Curiosa: Dictionary stand reproduction (version #1)

This prototype was built at the time that the remains of the original dictionary stand were disassembled for repair.  Fred A. Strauel, longtime chief drafter of the firm and associate with both Purcell and Elmslie in later decades, purchased the dictionary stand when the Cutts family sold off the furnishings designed for the home.  Perhaps it says something about Strauel that he removed the slanted top and replaced it with a flat board to use the stand for plants.  Over the years this board suffered terrific water damage, and the rest of the structure was subjected to the seasonal contraction and expansion of dry Minnesota winters and humid summers.  In 1980, it was literally falling apart.  Arnold "Butch" LaBelle, Jr., a cabinetmaker of the true Progressive school, restored the piece for the Landmark Center exhibition.  Ralph B. Pelton, who Purcell lauds for his jeweler-like approach to woodworking, obviously did not make the original dictionary stand.  LaBelle found paper shims and badly sawed members, a situation that no doubt contributed to the degeneration of the piece over the years.
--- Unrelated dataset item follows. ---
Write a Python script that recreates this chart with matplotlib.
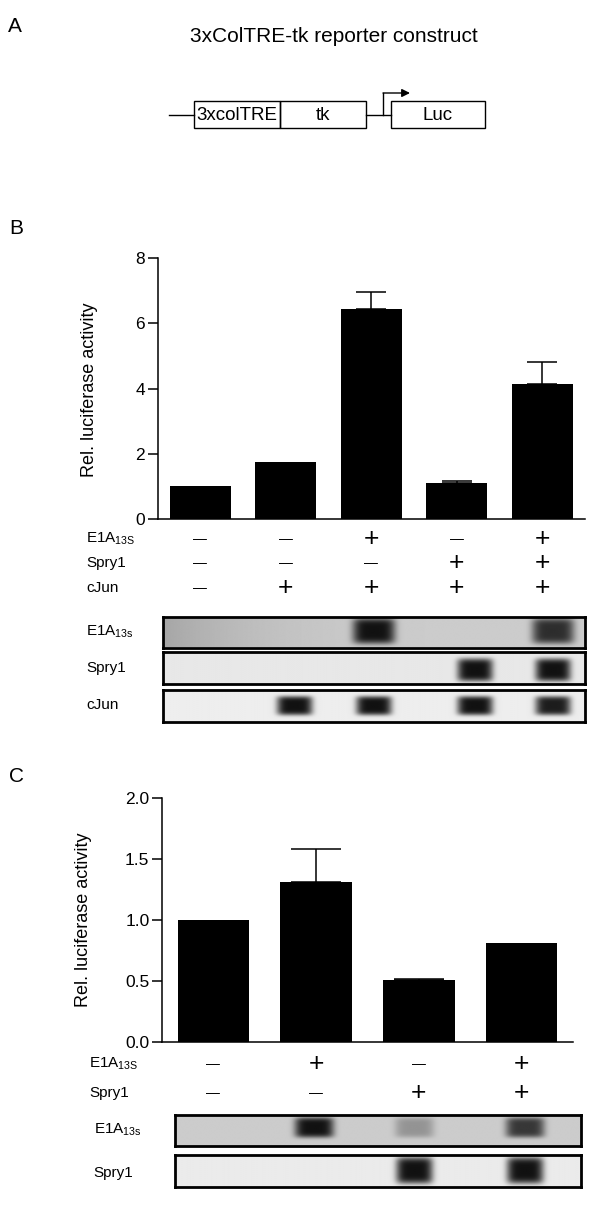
import numpy as np
import matplotlib
matplotlib.use("Agg")
import matplotlib.pyplot as plt
from matplotlib.patches import Rectangle
from matplotlib.transforms import blended_transform_factory

plt.rcParams['font.family'] = ['Liberation Sans', 'DejaVu Sans']
plt.rcParams['mathtext.fontset'] = 'custom'
plt.rcParams['mathtext.rm'] = 'Liberation Sans'

# panel B: luciferase with cJun
b_vals = [1.02, 1.74, 6.43, 1.12, 4.13]
b_err = [0, 0, 0.54, 0.04, 0.68]
b_rows = {
    r'E1A$_{\rm 13S}$': ['-', '-', '+', '-', '+'],
    'Spry1': ['-', '-', '-', '+', '+'],
    'cJun': ['-', '+', '+', '+', '+'],
}
# western blot band strength per lane (0 = no band)
b_blot_e1a = [0, 0, 1.0, 0, 0.85]
b_blot_spry = [0, 0, 0, 1.0, 1.0]
b_blot_cjun = [0, 1.0, 1.0, 1.0, 0.95]

# panel C: luciferase without cJun
c_vals = [1.0, 1.31, 0.51, 0.81]
c_err = [0, 0.27, 0.01, 0]
c_rows = {
    r'E1A$_{\rm 13S}$': ['-', '+', '-', '+'],
    'Spry1': ['-', '-', '+', '+'],
}
c_blot_e1a = [0, 1.0, 0.3, 0.8]
c_blot_spry = [0, 0, 1.0, 1.0]

W, H = 600, 1207
fig = plt.figure(figsize=(6, 12.07), dpi=100)


def rect(x0, y0, x1, y1):
    return [x0 / W, 1 - y1 / H, (x1 - x0) / W, (y1 - y0) / H]


# overlay in pixel coords for labels and the construct drawing
bg = fig.add_axes([0, 0, 1, 1])
bg.set_xlim(0, W)
bg.set_ylim(H, 0)
bg.axis('off')

for letter, (lx, ly) in zip('ABC', [(15, 26), (16, 229), (16, 776)]):
    bg.text(lx, ly, letter, fontsize=15, ha='center', va='center')

# --- A: reporter construct ---
bg.text(334, 36, '3xColTRE-tk reporter construct', fontsize=15, ha='center', va='center')
lw = 1.0
bg.plot([169, 194], [115, 115], color='k', lw=lw)
for x0, x1, name in [(194, 280, '3xcolTRE'), (280, 366, 'tk'), (391, 485, 'Luc')]:
    bg.add_patch(Rectangle((x0, 101), x1 - x0, 27, fill=False, lw=lw, ec='k'))
    bg.text((x0 + x1) / 2, 115, name, fontsize=13.5, ha='center', va='center')
bg.plot([366, 391], [115, 115], color='k', lw=lw)
bg.plot([383, 383], [115, 93], color='k', lw=lw)
bg.annotate('', xy=(410, 93), xytext=(383, 93),
            arrowprops=dict(arrowstyle='-|>', color='k', lw=lw, mutation_scale=12,
                            shrinkA=0, shrinkB=0))


def bar_panel(px, vals, errs, ymax, yticks, labels, width, capsize):
    ax = fig.add_axes(rect(*px))
    x = np.arange(len(vals))
    ax.bar(x, vals, width=width, color='black')
    idx = [i for i, e in enumerate(errs) if e > 0]
    ax.errorbar(x[idx], np.array(vals)[idx], yerr=[np.zeros(len(idx)), np.array(errs)[idx]],
                fmt='none', ecolor='black', elinewidth=1.1, capsize=capsize, capthick=1.1)
    ax.set_xlim(-0.5, len(vals) - 0.5)
    ax.set_ylim(0, ymax)
    ax.set_yticks(yticks)
    ax.set_yticklabels(labels)
    ax.set_xticks([])
    for s in ['top', 'right']:
        ax.spines[s].set_visible(False)
    for s in ['left', 'bottom']:
        ax.spines[s].set_linewidth(1.1)
    ax.tick_params(axis='y', direction='out', length=7, width=1.1, labelsize=12.5, pad=2)
    return ax


def sign_rows(ax, rows, label_x, ys):
    tr = blended_transform_factory(ax.transData, bg.transData)
    for (name, signs), y in zip(rows.items(), ys):
        bg.text(label_x, y, name, fontsize=11, ha='left', va='center')
        for i, s in enumerate(signs):
            if s == '+':
                ax.text(i, y, '+', fontsize=19, ha='center', va='center', transform=tr)
            else:
                ax.text(i, y, '\u2014', fontsize=10, ha='center', va='center', transform=tr)


def blot(px, lanes, strength, bg_level, band_w, band_h, band_y, shade=0.0, dark=0.07):
    ax = fig.add_axes(rect(*px))
    xx, yy = np.meshgrid(np.linspace(0, 1, 800), np.linspace(0, 1, 80))
    img = np.full(xx.shape, bg_level) - shade * (1 - xx) ** 4
    for c, s in zip(lanes, strength):
        if s > 0:
            blob = np.exp(-np.abs((xx - c) / band_w) ** 5 - np.abs((yy - band_y) / band_h) ** 5)
            img = img - (img - dark) * s * blob
    ax.imshow(img, cmap='gray', vmin=0, vmax=1, extent=[0, 1, 0, 1], aspect='auto',
              origin='lower', interpolation='bilinear')
    ax.set_xticks([])
    ax.set_yticks([])
    for sp in ax.spines.values():
        sp.set_linewidth(2)
    return ax


# --- B ---
axb = bar_panel((157.5, 258, 585, 519.3), b_vals, b_err, 8, [0, 2, 4, 6, 8],
                ['0', '2', '4', '6', '8'], 0.714, 11)
bg.text(89, 390, 'Rel. luciferase activity', fontsize=13, rotation=90, ha='center', va='center')
sign_rows(axb, b_rows, 86, [539, 563, 588])

lanes_b = [0.1, 0.312, 0.5, 0.74, 0.925]
blot((163, 617, 585, 647.5), lanes_b, b_blot_e1a, 0.8, 0.05, 0.42, 0.52, shade=0.15)
blot((163, 652, 585, 684), lanes_b, b_blot_spry, 0.91, 0.042, 0.36, 0.44)
blot((163, 690, 585, 721.5), lanes_b, b_blot_cjun, 0.93, 0.042, 0.3, 0.48)
bg.text(86, 632, r'E1A$_{\rm 13s}$', fontsize=11, ha='left', va='center')
bg.text(86, 668, 'Spry1', fontsize=11, ha='left', va='center')
bg.text(86, 705, 'cJun', fontsize=11, ha='left', va='center')

# --- C ---
axc = bar_panel((162, 797.7, 573, 1042.3), c_vals, c_err, 2.0, [0, 0.5, 1.0, 1.5, 2.0],
                ['0.0', '0.5', '1.0', '1.5', '2.0'], 0.695, 18)
bg.text(84, 920, 'Rel. luciferase activity', fontsize=13, rotation=90, ha='center', va='center')
sign_rows(axc, c_rows, 89, [1064, 1093])

lanes_c = [0.086, 0.343, 0.59, 0.863]
blot((175, 1115, 580.7, 1146), lanes_c, c_blot_e1a, 0.8, 0.048, 0.33, 0.6)
blot((175, 1155, 580.7, 1187), lanes_c, c_blot_spry, 0.92, 0.045, 0.42, 0.52)
bg.text(94, 1130, r'E1A$_{\rm 13s}$', fontsize=11, ha='left', va='center')
bg.text(93, 1173, 'Spry1', fontsize=11, ha='left', va='center')

fig.savefig('out.png', dpi=100)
The stand shown above was made from direct measurements of the original pieces, and the top as reconstructed was inferred from the available archival photographs.  None of those images is particularly good, however.  When the time came to build one for placement in the restored house during the late 1980s, Butch LaBelle interpreted the upper part of the stand very differently.  He believed that the oak of the lower portion was topped off by mahogany, something with which I respectfully disagreed.  In any event, the final reproduction did have the wonderful finials for holding the dictionary to prevent shifting of the book, something that the prototype lacks. 
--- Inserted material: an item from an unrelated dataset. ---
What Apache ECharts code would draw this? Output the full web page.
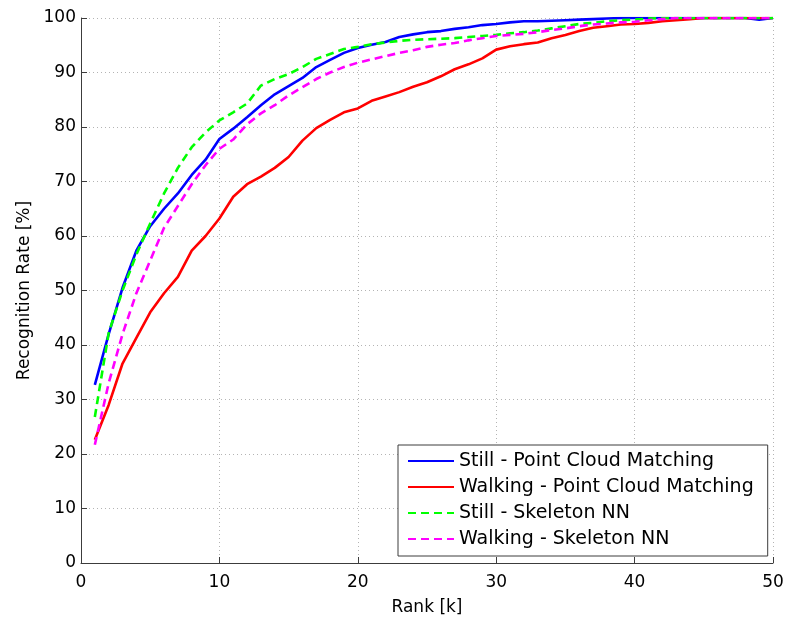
<!DOCTYPE html>
<html>
<head>
<meta charset="utf-8">
<script src="https://cdn.jsdelivr.net/npm/echarts@6/dist/echarts.min.js"></script>
<style>
  html, body { margin: 0; padding: 0; background: #fff; }
  #chart { width: 787px; height: 617px; }
</style>
</head>
<body>
<div id="chart"></div>
<script>
// Cumulative recognition rate (%) per rank k = 1..50
const ranks = Array.from({ length: 50 }, (_, i) => i + 1);

const stillPCM = [32.7, 42.0, 50.5, 57.3, 61.8, 65.0, 67.8, 71.2, 74.0, 77.8,
  79.7, 81.8, 84.0, 86.0, 87.5, 89.0, 91.0, 92.3, 93.6, 94.5,
  95.1, 95.6, 96.5, 97.0, 97.4, 97.6, 98.0, 98.3, 98.7, 98.9,
  99.2, 99.4, 99.4, 99.5, 99.6, 99.7, 99.8, 99.9, 100, 100,
  100, 100, 100, 100, 100, 100, 100, 100, 99.7, 100];

const walkingPCM = [22.6, 29.0, 36.6, 41.3, 46.0, 49.5, 52.5, 57.3, 60.0, 63.2,
  67.2, 69.5, 70.9, 72.5, 74.5, 77.5, 79.8, 81.3, 82.7, 83.4,
  84.8, 85.6, 86.4, 87.4, 88.2, 89.3, 90.6, 91.5, 92.6, 94.2,
  94.8, 95.2, 95.5, 96.3, 96.9, 97.6, 98.2, 98.5, 98.8, 98.9,
  99.1, 99.4, 99.6, 99.8, 100, 100, 100, 100, 100, 100];

const stillNN = [26.8, 42.2, 50.0, 56.6, 62.3, 67.8, 72.5, 76.3, 79.0, 81.2,
  82.7, 84.3, 87.6, 88.8, 89.7, 91.0, 92.5, 93.4, 94.3, 94.7,
  95.2, 95.5, 95.8, 96.0, 96.1, 96.2, 96.3, 96.5, 96.7, 96.9,
  97.2, 97.4, 97.7, 98.1, 98.5, 98.9, 99.1, 99.4, 99.6, 99.7,
  99.9, 100, 100, 100, 100, 100, 100, 100, 100, 100];

const walkingNN = [21.7, 33.0, 42.0, 49.5, 55.5, 61.5, 65.5, 69.5, 73.0, 76.0,
  77.7, 80.5, 82.5, 84.0, 85.8, 87.3, 88.8, 90.0, 91.0, 91.8,
  92.4, 93.0, 93.6, 94.1, 94.7, 95.1, 95.4, 95.9, 96.3, 96.7,
  96.9, 97.1, 97.4, 97.8, 98.1, 98.5, 98.8, 99.0, 99.2, 99.3,
  99.6, 99.8, 100, 100, 100, 100, 100, 100, 100, 100];

const seriesNames = [
  'Still - Point Cloud Matching',
  'Walking - Point Cloud Matching',
  'Still - Skeleton NN',
  'Walking - Skeleton NN'
];

const FONT = '"DejaVu Sans", "Liberation Sans", Arial, sans-serif';
const AXIS_COLOR = '#3c3c3c';

function pairs(vals) {
  return ranks.map((k, i) => [k, vals[i]]);
}

function lineSeries(name, vals, color, dashed) {
  return {
    name: name,
    type: 'line',
    data: pairs(vals),
    symbol: 'none',
    smooth: false,
    lineStyle: { color: color, width: 2.6, type: dashed ? [8, 5] : 'solid' },
    itemStyle: { color: color },
    emphasis: { disabled: true },
    animation: false
  };
}

const tickStyle = { show: true, inside: true, length: 6, lineStyle: { color: AXIS_COLOR, width: 1 } };
const gridLine = { show: true, lineStyle: { color: '#b4b4b4', width: 1, type: [1, 3] } };

const chart = echarts.init(document.getElementById('chart'));
chart.setOption({
  backgroundColor: '#fff',
  animation: false,
  grid: { left: 81, right: 14, top: 18, bottom: 54, containLabel: false, outerBoundsMode: 'none' },
  legend: {
    orient: 'vertical',
    left: 398,
    top: 445,
    data: seriesNames,
    backgroundColor: '#fff',
    borderColor: AXIS_COLOR,
    borderWidth: 1,
    borderRadius: 0,
    padding: [6, 14, 7, 9],
    itemWidth: 46,
    itemHeight: 20,
    itemGap: 6,
    selectedMode: false,
    itemStyle: { color: 'rgba(0,0,0,0)', borderWidth: 0, opacity: 0 },
    textStyle: { fontFamily: FONT, fontSize: 19, color: '#000', lineHeight: 20 }
  },
  xAxis: {
    type: 'value', min: 0, max: 50, interval: 10,
    name: 'Rank [k]', nameLocation: 'middle', nameGap: 36,
    nameTextStyle: { fontFamily: FONT, fontSize: 17, color: '#000' },
    axisLine: { show: true, onZero: false, lineStyle: { color: AXIS_COLOR, width: 1 } },
    axisTick: tickStyle,
    axisLabel: { fontFamily: FONT, fontSize: 17, color: '#000', margin: 11 },
    splitLine: gridLine
  },
  yAxis: {
    type: 'value', min: 0, max: 100, interval: 10,
    name: 'Recognition Rate [%]', nameLocation: 'middle', nameGap: 47,
    nameTextStyle: { fontFamily: FONT, fontSize: 17, color: '#000' },
    axisLine: { show: true, onZero: false, lineStyle: { color: AXIS_COLOR, width: 1 } },
    axisTick: tickStyle,
    axisLabel: { fontFamily: FONT, fontSize: 17, color: '#000', margin: 5 },
    splitLine: gridLine
  },
  series: [
    lineSeries(seriesNames[0], stillPCM, '#0000ff', false),
    lineSeries(seriesNames[1], walkingPCM, '#ff0000', false),
    lineSeries(seriesNames[2], stillNN, '#00ff00', true),
    lineSeries(seriesNames[3], walkingNN, '#ff00ff', true)
  ]
});
</script>
</body>
</html>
The surviving original, which has a flat top just like Strauel gave it, remains in the Purcell collection.  The leaded glass panel in the lower frame of the original is from the Lyman E. Wakefield residence; apparently a duplicate that was unneeded or perhaps declined by the parsimonious client (a banker).  In any event, the stand above has the chimney louvre pattern from Lake Place sandblasted into a white crystal panel, perhaps a little more poetically connected than the original solution.